MY ANNIVERSARIES (Japan 2021, R: Sungwoong Kim)

Sektion: Nippon Docs

„My life can’t be all good things“ sagt Shoji Sakurai, nachdem er beinahe 30 Jahre für einen Mord unschuldig im Gefängnis saß, nach seiner Entlassung einen jahrzehntelangen, kräftezehrenden Kampf um den Beweis seiner Unschuld führte und sich dann noch mit einer Krebsdiagnose konfrontiert sieht. Die Ärzte sagen, ihm bleibe noch ein Jahr, trotz allem hat er fast immer ein Lächeln im Gesicht.

Als Jugendlicher gerät er auf die schiefe Bahn, mit 20 ist er arbeitslos und finanziert sich gemeinsam mit einem Freund durch kleine Diebstähle und Einbrüche. Im Oktober 1967 werden sie unter Vorwurf eines Raubüberfalls und Mords verhaftet, plädieren auf unschuldig, aber können kein Alibi vorweisen. Beide werden zum Geständnis gezwungen, sie verbringen 29 Jahre und einen Monat im Gefängnis – eine komplexe, enge Freundschaft, wie Sakurai selbst deutlich macht: “a stronger bond than siblings, connected through false conviction”.

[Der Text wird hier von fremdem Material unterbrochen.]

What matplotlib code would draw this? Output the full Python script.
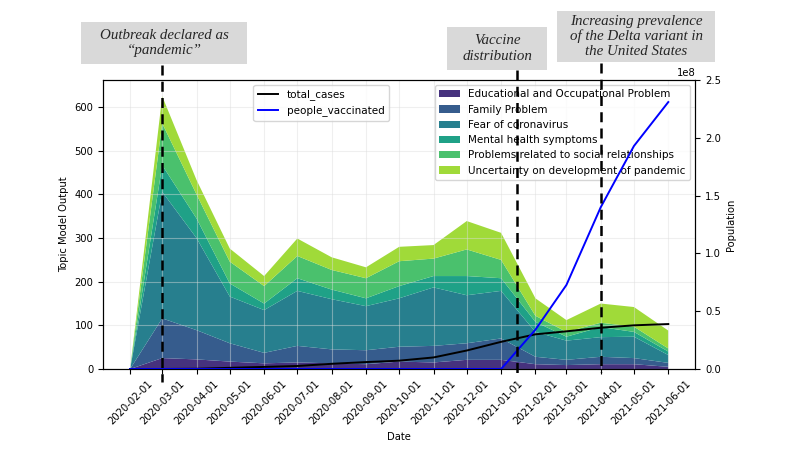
import matplotlib
matplotlib.use('Agg')
import matplotlib.pyplot as plt
import matplotlib.dates as mdates
import matplotlib.transforms as mtransforms
from matplotlib.lines import Line2D
from matplotlib.patches import Rectangle
import numpy as np
import pandas as pd

plt.rcParams['font.size'] = 7.2

# Monthly topic model output (stacked)
months = pd.date_range('2020-02-01', '2021-06-01', freq='MS')
topics = ['Educational and Occupational Problem', 'Family Problem', 'Fear of coronavirus',
          'Mental health symptoms', 'Problems related to social relationships',
          'Uncertainty on development of pandemic']
edu = [0, 25, 22, 17, 13, 15, 13, 11, 17, 15, 21, 21, 11, 9, 11, 11, 5]
family = [0, 91, 67, 42, 24, 38, 32, 32, 34, 38, 38, 49, 17, 12, 17, 14, 9]
fear = [0, 290, 211, 107, 98, 126, 115, 101, 111, 134, 110, 109, 57, 44, 45, 49, 18]
mental = [0, 61, 45, 30, 15, 29, 22, 18, 28, 26, 44, 29, 23, 9, 23, 11, 8]
social = [0, 96, 55, 50, 40, 51, 45, 46, 57, 40, 61, 42, 14, 11, 10, 12, 7]
uncert = [0, 62, 33, 30, 23, 40, 29, 25, 33, 31, 65, 62, 40, 27, 44, 45, 41]

# Population (right axis)
total_cases = [0, 0.01e6, 0.2e6, 1.0e6, 1.8e6, 2.6e6, 4.5e6, 6.0e6, 7.2e6, 10.0e6,
               16.0e6, 23.5e6, 30.0e6, 32.6e6, 35.7e6, 37.8e6, 38.9e6]
people_vaccinated = [0, 0, 0, 0, 0, 0, 0, 0, 0, 0, 0, 0, 34e6, 72.7e6, 140e6, 193e6, 231e6]

# Events marked on the chart
events = ['2020-03-01', '2021-01-15', '2021-04-01']
event_texts = ['Outbreak declared as\n\u201cpandemic\u201d',
               'Vaccine\ndistribution',
               'Increasing prevalence\nof the Delta variant in\nthe United States']

colors = plt.cm.viridis(np.linspace(0, 1, 8)[1:-1])

fig = plt.figure(figsize=(8, 4.5), dpi=100)
ax = fig.add_axes([0.129, 0.18, 0.74, 0.642])
ax.stackplot(months, edu, family, fear, mental, social, uncert, labels=topics, colors=colors)
ax.set_ylim(0, 662)
ax.grid(color='#dddddd', alpha=0.45, linewidth=0.8)
ax.set_xticks(months)
ax.set_xticklabels([d.strftime('%Y-%m-%d') for d in months], rotation=45)
ax.set_xlabel('Date')
ax.set_ylabel('Topic Model Output')
ax.legend(loc='upper right', fontsize=7.5)

ax2 = ax.twinx()
ax2.plot(months, total_cases, color='black', linewidth=1.4, label='total_cases')
ax2.plot(months, people_vaccinated, color='blue', linewidth=1.4, label='people_vaccinated')
ax2.set_ylim(0, 2.5e8)
ax2.set_ylabel('Population')
ax2.legend(loc='upper left', bbox_to_anchor=(0.245, 1.0), fontsize=7.5)

# dashed event lines, running from the boxes down past the axis
trans = mtransforms.blended_transform_factory(ax.transData, fig.transFigure)
line_ends = [(0.856, 0.151), (0.844, 0.169), (0.86, 0.173)]
for ev, (y0, y1) in zip(events, line_ends):
    xv = mdates.date2num(pd.Timestamp(ev))
    fig.add_artist(Line2D([xv, xv], [y0, y1], transform=trans, color='black',
                          linestyle=(0, (4, 2.5)), linewidth=1.8, zorder=10))

# grey annotation boxes
boxes = [(81, 22, 166, 42), (447, 27, 100, 43), (557, 11, 158, 51)]
for (bx, by, bw, bh), txt in zip(boxes, event_texts):
    fig.add_artist(Rectangle((bx / 800, 1 - (by + bh) / 450), bw / 800, bh / 450,
                             transform=fig.transFigure, facecolor='#d9d9d9',
                             edgecolor='none', zorder=5))
    fig.text((bx + bw / 2) / 800, 1 - (by + bh / 2) / 450, txt, ha='center', va='center',
             family='Liberation Serif', style='italic', fontsize=10.8, color='#262626',
             linespacing=1.2, zorder=6)

fig.savefig('out.png', dpi=100)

In Haft gibt er sein Bestes, Freude in den kleinen Dingen zu finden, schreibt unablässig Lieder, Haikus und Briefe, kontaktiert Menschen, die ihm bei seinem Fall helfen sollen, will zeigen, dass er noch existiert. Auch nach der Entlassung sind beide noch immer als Mörder gebrandmarkt und streben eine Wiederaufnahme des Verfahrens an. Gleichzeitig beginnt er anderen unschuldig Verurteilten zu helfen, macht Aufklärungsarbeit im ganzen Land und findet Zuflucht im Aktivismus gegen eine ungerechte Justiz. Die Dokumentation verfolgt Sakurai über viele Jahre und zeigt, was drei Jahrzehnte Gefängnis und Freiheitsentzug aus einem durchweg optimistischen, humorvollen Menschen machen können.